begin Input data

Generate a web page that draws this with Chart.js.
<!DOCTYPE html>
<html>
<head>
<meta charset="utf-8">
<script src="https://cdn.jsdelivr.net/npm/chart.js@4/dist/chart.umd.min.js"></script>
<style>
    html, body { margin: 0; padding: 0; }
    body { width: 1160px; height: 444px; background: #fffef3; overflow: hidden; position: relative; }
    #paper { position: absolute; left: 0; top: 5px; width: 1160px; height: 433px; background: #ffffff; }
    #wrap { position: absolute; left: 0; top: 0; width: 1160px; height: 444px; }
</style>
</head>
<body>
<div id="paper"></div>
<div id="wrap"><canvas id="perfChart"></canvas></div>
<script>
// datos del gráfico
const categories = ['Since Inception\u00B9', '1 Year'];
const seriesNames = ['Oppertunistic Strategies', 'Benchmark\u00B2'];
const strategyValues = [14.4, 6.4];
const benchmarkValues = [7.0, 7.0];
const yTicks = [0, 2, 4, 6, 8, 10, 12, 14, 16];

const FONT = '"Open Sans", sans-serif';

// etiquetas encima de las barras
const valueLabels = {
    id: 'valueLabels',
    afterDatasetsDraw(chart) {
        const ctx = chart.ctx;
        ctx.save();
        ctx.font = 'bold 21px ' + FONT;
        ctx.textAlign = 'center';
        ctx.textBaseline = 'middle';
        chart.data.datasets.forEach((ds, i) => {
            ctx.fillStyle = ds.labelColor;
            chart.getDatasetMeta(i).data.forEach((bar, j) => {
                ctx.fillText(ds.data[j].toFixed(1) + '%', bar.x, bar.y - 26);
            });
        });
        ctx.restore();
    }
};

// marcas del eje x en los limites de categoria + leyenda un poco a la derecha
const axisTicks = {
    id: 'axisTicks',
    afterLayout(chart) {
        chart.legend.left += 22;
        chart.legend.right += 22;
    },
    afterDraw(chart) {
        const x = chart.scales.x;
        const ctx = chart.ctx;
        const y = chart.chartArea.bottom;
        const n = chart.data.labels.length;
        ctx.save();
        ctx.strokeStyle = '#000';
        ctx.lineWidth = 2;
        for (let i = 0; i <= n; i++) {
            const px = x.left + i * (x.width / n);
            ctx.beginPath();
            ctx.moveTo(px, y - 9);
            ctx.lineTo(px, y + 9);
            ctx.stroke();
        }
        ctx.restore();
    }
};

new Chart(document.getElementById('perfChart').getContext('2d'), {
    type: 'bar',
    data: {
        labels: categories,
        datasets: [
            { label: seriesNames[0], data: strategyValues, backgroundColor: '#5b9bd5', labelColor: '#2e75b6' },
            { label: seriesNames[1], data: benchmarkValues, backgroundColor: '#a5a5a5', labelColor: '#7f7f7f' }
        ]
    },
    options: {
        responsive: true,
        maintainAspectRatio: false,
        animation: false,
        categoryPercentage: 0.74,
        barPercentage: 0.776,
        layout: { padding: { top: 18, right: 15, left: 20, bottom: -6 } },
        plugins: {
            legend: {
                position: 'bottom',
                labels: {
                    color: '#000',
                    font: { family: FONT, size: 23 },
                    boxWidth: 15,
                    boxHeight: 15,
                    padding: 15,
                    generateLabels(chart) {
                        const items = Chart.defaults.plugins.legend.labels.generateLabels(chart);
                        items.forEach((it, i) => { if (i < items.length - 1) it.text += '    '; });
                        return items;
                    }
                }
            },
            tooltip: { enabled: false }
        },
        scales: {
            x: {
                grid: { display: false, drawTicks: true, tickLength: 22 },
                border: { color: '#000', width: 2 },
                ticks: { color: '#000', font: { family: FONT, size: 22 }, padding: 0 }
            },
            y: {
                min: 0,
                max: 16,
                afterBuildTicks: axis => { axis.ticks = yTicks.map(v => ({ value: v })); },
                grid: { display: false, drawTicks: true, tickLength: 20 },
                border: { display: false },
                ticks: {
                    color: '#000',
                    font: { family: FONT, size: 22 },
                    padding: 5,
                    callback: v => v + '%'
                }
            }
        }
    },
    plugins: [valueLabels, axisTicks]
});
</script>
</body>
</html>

end Input data
begin Input data

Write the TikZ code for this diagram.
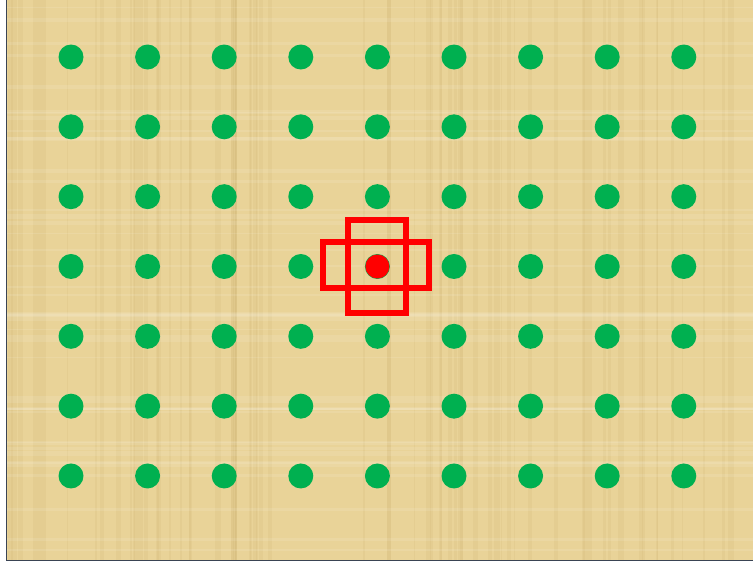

end Input data

◆ What to work on ◆
Gather all lines from the records above in which "this" appears.

◆ Completed exercise ◆
Generate a web page that draws this with Chart.js.
Write the TikZ code for this diagram.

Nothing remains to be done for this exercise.